Rugby league superstar Johnathan Thurston says NRL crowds are far more progressive than AFL crowds when it comes to indigenous race relations.
Thurston spoke out on Thursday as the booing controversy surrounding AFL great Adam Goodes reaches fever pitch, dividing opinion amongst commentators and the Australian public.
“For many years the NRL has looked towards the AFL as the leader in sport in the country and I think on this issue the NRL is far beyond the AFL on this,” Thurston told the Triple M Grill Team.
“GI (Greg Inglis) asked all the boys if they score a try to do a war dance to show solidarity and stamp out this racism that’s starting to steamroll sport in Australia.
“It’s very appalling that in this day and age, racism is still a part of sport and society.”
Thurston said that while he’d been booed before, he didn’t believe the boos were racially charged.
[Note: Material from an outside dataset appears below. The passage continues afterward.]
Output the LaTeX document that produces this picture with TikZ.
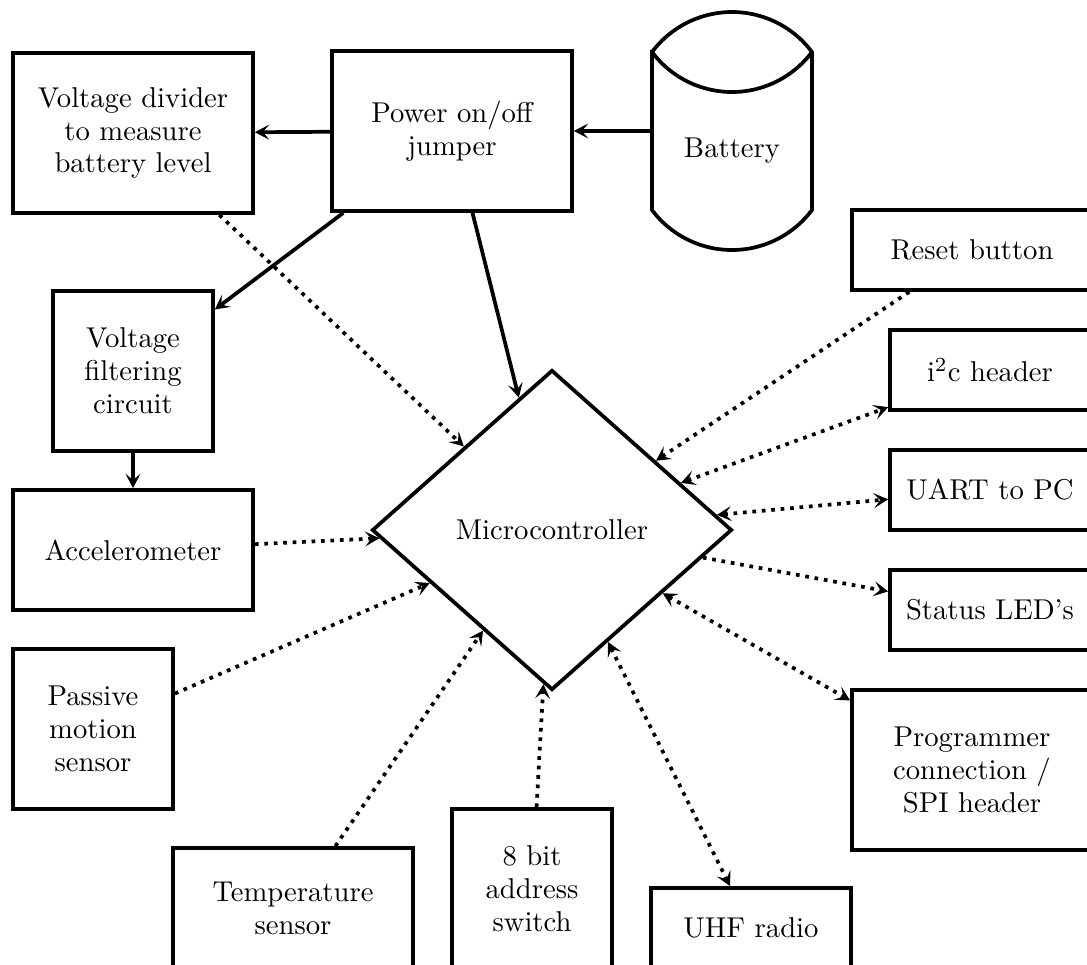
\documentclass[tikz,border=0pt]{standalone}
\usetikzlibrary{shapes.geometric,arrows.meta}

\begin{document}
\begin{tikzpicture}[
    x=0.3489pt, y=-0.3489pt,
    font=\fontsize{10}{11.5}\selectfont,
    >={Stealth[length=5pt, width=5.2pt, inset=2.2pt]},
    edge/.style={line width=1.3pt},
    solidarrow/.style={edge, ->},
    dotarrow/.style={edge, dotted, ->},
    dotboth/.style={edge, dotted, <->},
    blk/.style 2 args={draw, rectangle, line width=1.3pt, align=center,
      inner sep=2pt, minimum width=#1*0.3489pt, minimum height=#2*0.3489pt},
    mcu/.style={draw, diamond, line width=1.3pt, inner sep=0pt,
      minimum width=360*0.3489pt, minimum height=320*0.3489pt},
  ]
  \useasboundingbox (0,0) rectangle (1087,965);
  \clip (0,0) rectangle (1087,965);

  % power path
  \node[blk={240}{160}] (divider) at (133,133) {Voltage divider\\to measure\\battery level};
  \node[blk={240}{160}] (power)   at (452,131) {Power on/off\\jumper};
  \node[inner sep=0pt, minimum width=160*0.3489pt, minimum height=158*0.3489pt] (battery) at (732,131) {};
  \node (batterylabel) at (732,151) {Battery};
  \draw[line width=1.3pt] (652,52) -- (652,210)
      arc[start angle=143.13, end angle=36.87, radius=100]
      -- (812,52)
      arc[start angle=-36.87, end angle=-143.13, radius=100] -- cycle;
  \draw[line width=1.3pt] (652,52) arc[start angle=143.13, end angle=36.87, radius=100];

  \node[blk={160}{160}] (filter)  at (133,371) {Voltage\\filtering\\circuit};
  \node[blk={240}{120}] (accel)   at (133,550) {Accelerometer};
  \node[blk={160}{160}] (pir)     at (93,729)  {Passive\\motion\\sensor};
  \node[blk={240}{120}] (temp)    at (293,908) {Temperature\\sensor};
  \node[blk={160}{160}] (addr)    at (532,889) {8 bit\\address\\switch};
  \node[blk={200}{80}]  (uhf)     at (751,928) {UHF radio};

  % peripherals on the right
  \node[blk={240}{80}]  (reset)   at (972,250) {Reset button};
  \node[blk={200}{80}]  (iic)     at (990,370) {i\textsuperscript{2}c header};
  \node[blk={200}{80}]  (uart)    at (990,490) {UART to PC};
  \node[blk={200}{80}]  (leds)    at (990,610) {Status LED's};
  \node[blk={240}{160}] (prog)    at (972,770) {Programmer\\connection /\\SPI header};

  \node[mcu] (micro) at (552,530) {Microcontroller};

  % supply connections
  \draw[solidarrow] (power) -- (divider);
  \draw[solidarrow] (battery) -- (power);
  \draw[solidarrow] (power) -- (filter);
  \draw[solidarrow] (power) -- (micro);
  \draw[solidarrow] (filter) -- (accel);

  % signal connections
  \draw[dotarrow] (divider) -- (micro);
  \draw[dotarrow] (accel) -- (micro);
  \draw[dotarrow] (pir) -- (micro);
  \draw[dotarrow] (temp) -- (micro);
  \draw[dotarrow] (addr) -- (micro);
  \draw[dotboth]  (micro) -- (uhf);
  \draw[dotboth]  (micro) -- (prog);
  \draw[dotarrow] (micro) -- (leds);
  \draw[dotboth]  (micro) -- (uart);
  \draw[dotboth]  (micro) -- (iic);
  \draw[dotarrow] (reset) -- (micro);
\end{tikzpicture}
\end{document}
“I can’t say I’ve personally been racially taunted on the field by opposition fans.
“I’ve played at grounds where I’ve been booed, but in no way have I felt that they’ve racially booed me.”
Thurston, who is planning to perform an indigenous war dance if he scores for North Queensland as a show of solidarity with Goodes, is most concerned about Goodes’ mental well-being.
“We’ve got to remember this is starting to effect him mentally now and this is where we need to be supportive of him and stand for his mental welfare at the moment,” he said.
“He feels as though the boos are racially (motivated) towards him, that’s the difference… if he was going down there for a free kick or trying to milk a penalty… people boo and I still think there’s room for that in the game.
“(But) Goodes thinks that these boos are racially towards him.”
“Paul Gallen, everytime he plays in Queensland he gets heavily booed… if he came out and said that he feels that that is racially booing him, I’d urge our fans to stop that.”